I don’t know what I thought would happen, but I feel like I should have prepared for this!
Last week, I submitted a Money Diary to Refinery29, and promptly forgot about it. I didn’t mention it here, and I assumed it wouldn’t be published. I enjoyed the exercise of tracking my spending with a narrative, instead of just my Linxo app.
As is my habit, I checked the Money Diary main page after work and there it was. My diary had been published. In addition to the little tap dance that I definitely stood up and did, I texted a couple of friends, and sent the link to E and my mom.
I read through the comments and responded to a few questions with greater detail about my financial life. Everyone was so nice! I was so thrilled about having something published anonymously on a larger platform than my blog that I didn’t stop to think about why I publish anonymously in the first place.
When I started this blog in February, it was another writing medium in a long list of others that I’ve kept over the years. From actual journals, to a couple of Tumblr accounts, I have vacillated between various degrees of privacy when it comes to my writing and self-reflection. I stopped using Facebook as a means of self-expression, and shuttered the Tumblr accounts last August. In the interim, I realised that I needed a space where I was my primary audience.
While my blog is an extension of myself this year, my life is my project in 2017.
When it comes to how I interacted on social media or blogging platforms before 2017, I walked the line between genuine self-expression and performative self-censorship. I noticed that a lot of my online contributions were heavily influenced by what I thought people wanted to read from me.
If you’d asked me on Tuesday how many people in my regular sphere of interaction knew about this blog, I would have told you that it had been shared with exactly two friends, and my mom.
If you asked me the same question today, the answer would be four friends, my mom, and the entire readership of Refinery29 who made it to the comment section on my Money Diary…… Someone asked if I had a blog, and I posted the link.

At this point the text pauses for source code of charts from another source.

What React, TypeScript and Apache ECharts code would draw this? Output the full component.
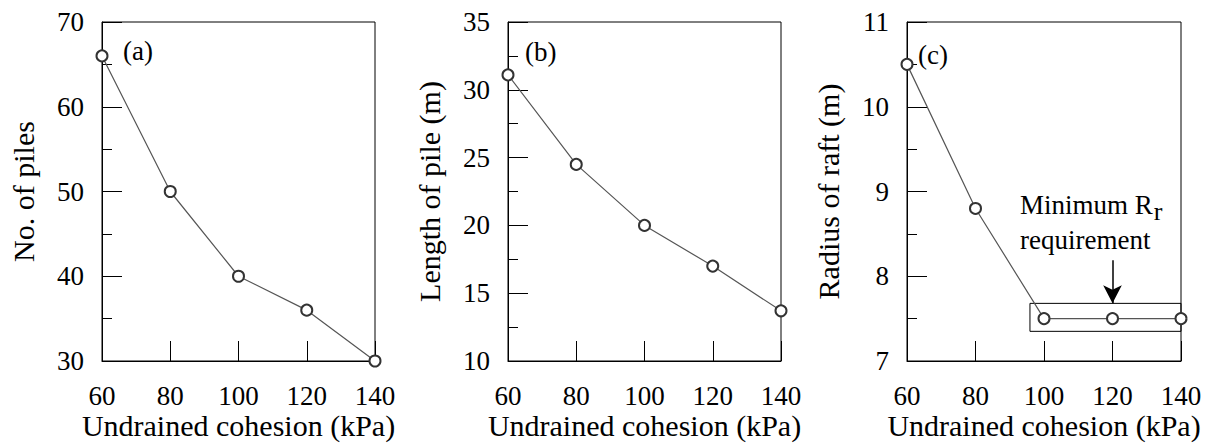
import React, { useEffect, useRef } from "react";
import * as echarts from "echarts";

const cohesion = [60, 80, 100, 120, 140];
const pileCount = [66, 50, 40, 36, 30];
const pileLength = [31.1, 24.5, 20, 17, 13.7];
const raftRadius = [10.5, 8.8, 7.5, 7.5, 7.5];

const xTitle = "Undrained cohesion (kPa)";
const yTitles = ["No. of piles", "Length of pile (m)", "Radius of raft (m)"];
const panelTags = ["(a)", "(b)", "(c)"];
const yRanges = [
  { min: 30, max: 70, interval: 10 },
  { min: 10, max: 35, interval: 5 },
  { min: 7, max: 11, interval: 1 },
];
// annotation in panel (c), data units
const boxCorners = [
  [95.9, 7.68],
  [144.5, 7.35],
];
const arrowFrom = [120, 8.19];
const arrowTo = [120, 7.68];

const FONT = "Liberation Serif";

export default function App() {
  const ref = useRef<HTMLDivElement>(null);
  useEffect(() => {
    if (!ref.current) return;
    const chart = echarts.init(ref.current, undefined, { renderer: "svg" });
    const grids = [
      { left: 102, top: 22, width: 273, height: 339 },
      { left: 508, top: 22, width: 273, height: 339 },
      { left: 907, top: 22, width: 274, height: 339 },
    ];
    const series = [pileCount, pileLength, raftRadius];
    const option: any = {
      animation: false,
      backgroundColor: "#fff",
      textStyle: { fontFamily: FONT },
      grid: grids.map((g) => ({
        ...g,
        outerBoundsMode: "none",
        containLabel: false,
        show: true,
        borderColor: "#000",
        borderWidth: 1,
        backgroundColor: "transparent",
      })),
      xAxis: grids.map((_, i) => ({
        type: "value",
        gridIndex: i,
        min: 60,
        max: 140,
        interval: 20,
        axisLine: { lineStyle: { color: "#000", width: 1 } },
        axisTick: { inside: true, length: 20, lineStyle: { color: "#000", width: 1 } },
        axisLabel: { margin: 21, fontSize: 27, color: "#000", fontFamily: FONT },
        splitLine: { show: false },
        name: xTitle,
        nameLocation: "middle",
        nameMoveOverlap: false,
        nameGap: 48,
        nameTextStyle: { fontSize: 30, color: "#000", fontFamily: FONT, lineHeight: 32 },
      })),
      yAxis: grids.map((_, i) => ({
        type: "value",
        gridIndex: i,
        ...yRanges[i],
        axisLine: { lineStyle: { color: "#000", width: 1 } },
        axisTick: { inside: true, length: 20, lineStyle: { color: "#000", width: 1 } },
        minorTick: { show: true, splitNumber: 2, length: 10, lineStyle: { color: "#000", width: 1 } },
        axisLabel: { margin: 18, fontSize: 27, color: "#000", fontFamily: FONT },
        splitLine: { show: false },
        minorSplitLine: { show: false },
        name: yTitles[i],
        nameLocation: "middle",
        nameMoveOverlap: false,
        nameGap: 64,
        nameTextStyle: { fontSize: 30, color: "#000", fontFamily: FONT },
      })),
      series: series.map((vals, i) => {
        const s: any = {
          type: "line",
          xAxisIndex: i,
          yAxisIndex: i,
          clip: false,
          data: cohesion.map((x, j) => [x, vals[j]]),
          symbol: "emptyCircle",
          symbolSize: 11,
          lineStyle: { color: "#555", width: 1.2 },
          itemStyle: { color: "#333", borderColor: "#333", borderWidth: 1.2 },
        };
        if (i === 2) {
          s.markArea = {
            silent: true,
            itemStyle: { color: "rgba(0,0,0,0)", borderColor: "#000", borderWidth: 1 },
            data: [[{ coord: boxCorners[0] }, { coord: boxCorners[1] }]],
          };
          s.markLine = {
            silent: true,
            symbol: ["none", "arrow"],
            symbolSize: [14, 18],
            label: { show: false },
            lineStyle: { color: "#000", width: 1.5, type: "solid" },
            data: [[{ coord: arrowFrom }, { coord: arrowTo }]],
          };
        }
        return s;
      }),
      graphic: [
        ...panelTags.map((t, i) => ({
          type: "text",
          left: [123, 525, 918][i],
          top: [37, 38, 41][i],
          style: { text: t, fontSize: 27, fontFamily: FONT, fill: "#000" },
        })),
        {
          type: "text",
          left: 1020,
          top: 186,
          style: {
            text: "{a|Minimum R}{s|r}\n{a|requirement}",
            fontFamily: FONT,
            fontSize: 27,
            rich: {
              a: { fontSize: 27, fontFamily: FONT, fill: "#000", lineHeight: 35 },
              s: { fontSize: 26, fontFamily: FONT, fill: "#000", lineHeight: 35, padding: [12, 0, 0, 1] },
            },
          },
        },
      ],
    };
    chart.setOption(option);
    return () => chart.dispose();
  }, []);
  return (
    <div
      ref={ref}
      style={{ position: "absolute", left: 0, top: 0, width: 1213, height: 443 }}
    />
  );
}
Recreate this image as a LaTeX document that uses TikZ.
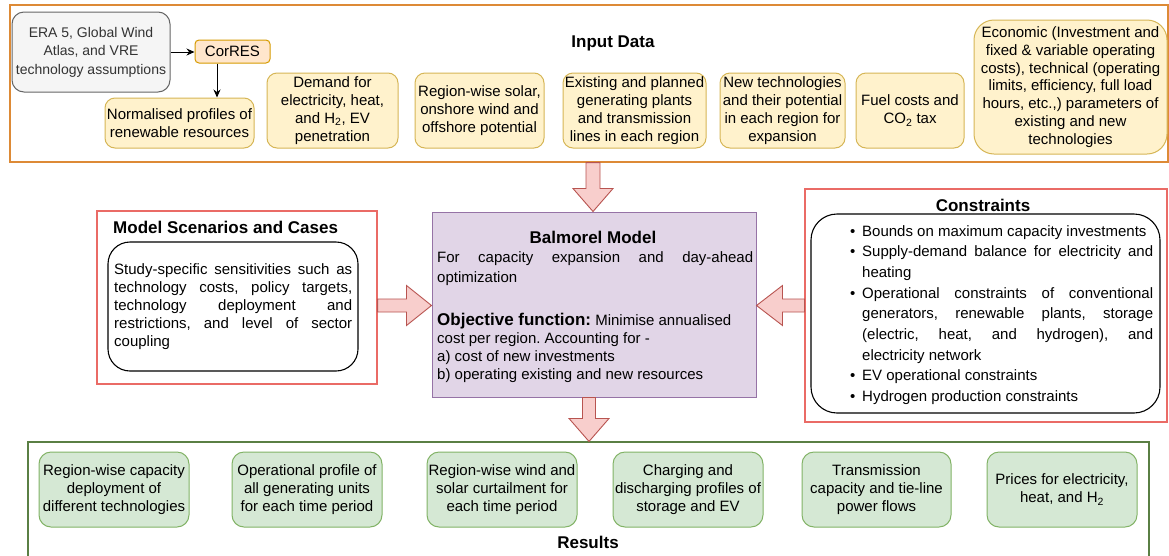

I was nervous and a little excited, and I realised that the content on my blog is pretty similar to the Money Diary. Maybe someone would enjoy it, too!
Now, as I’m prepping my posts for Friday and Saturday, I’m feeling uncharacteristically self-conscious. Before sharing the link to my blog, I never stopped to think about who would like my content or who would read it, because those things fundamentally did not matter to me. The process of writing, posting, and chronicling my personal journey this year was enough because it was for me.
There were days when nobody (not even my mom!) visited my blog, and that was, and is, completely OK. I’m not trying to start a side hustle, I didn’t plan on this blog becoming a source of any income or emotional validation, and I don’t intend to start now.
I listen to a podcast called The Friend Zone, and one of the the things that Fran said in an episode awhile back stuck with me : I am not for everyone. She talks about that concept in the context of deciding who to work with and what ideas to represent, and it applies very, very cleanly to this blog.
In trying not to get a big head over the (temporary?) jump in readership, I’m reminding myself of that fact : I am not for everyone.
This blog is not for everyone.
Anyone is welcome to read this blog, but it is written for me, as part of the biggest personal projects I’ve ever undertaken.
I’m learning about my relationship with money, the environment, my body, my physical, mental, and emotional health. I’m reflecting on my romantic relationship, my professional growth, and my friendships. I’m working through stages of my life that have been as deeply challenging as they have been rewarding.
I don’t want to start censoring myself to appeal to a wider audience. I want to maintain my sense of devotion to myself and to my growth. I am my audience, and that is enough.
It brings me joy to think that someone can derive value from my experiences and my reflections. I hope that if people are taking the time to read what I write that it is rewarding for them! I hope that it nurtures someone on their own journey, or provides a contrast so that someone is able to see their own situation in a different light.
But what I remind myself of today, and what I will remind myself of as the readership drops back down to a couple of people on WordPress, and my mom, this blog is already standing in its purpose.
Paradoxically, a commitment to genuine self-expression make make this platform more attractive to outside readers, but I don’t want to let that supersede its ultimate purpose.
This blog is here to change my life, and it already has.